The present essay is aimed to highlight the impact of the teaching of Vatican II, through the pastoral constitution Gaudium et spes, on the introduction of a new ground for marriage nullity, namely, dolus. In order to reach this aim, the essay provides a short presentation of the teaching of the 1917 Code of Canon Law. The essay emphasizes that in this code was stressed more the procreative end of matrimonial consent and less the importance of matrimonial love in giving consent. The 1917 Code of Canon Law had the advantage of offering juridic clarity on marriage, yet the disadvantage was that the legislation was very much removed from experience of most married members of the Church.

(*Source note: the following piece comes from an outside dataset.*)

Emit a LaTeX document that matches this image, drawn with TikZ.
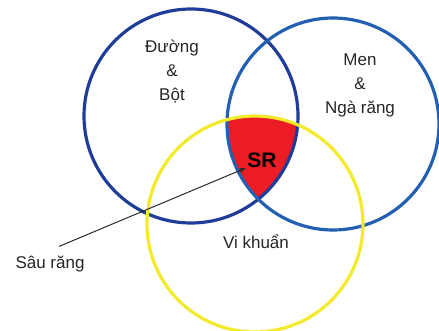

To this disadvantage the personalist view of some theologians and canonists was to give equal importance to procreative end of marriage and to matrimonial love. The personalist proposal was accepted and included in the teaching of the Council of Vatican II, more precisely, in the pastoral constitution Gaudium et spes. The council eliminates the hierarchical ordering on the ends of marriage and it teaches that both ends are equally important for a valid marriage. The council stresses the importance of the love between the man and the woman for a valid matrimonial consent. The teaching of the council led to the introduction of a new ground for marriage nullity in the 1983 Code of Canon Law. In fact, according to the teaching of the council, the consent consists in the mutual giving and accepting of the spouses. When one of them is deprived of knowledge of an important quality of the other party by dolus, the mutual giving and accepting in consent is incomplete or truncated. Also, the partnership of life and love about which the council teaches is seriously disturbed in such a case. As a consequence, it was necessary to be introduced this new ground for marriage nullity in the 1983 Code of Canon Law.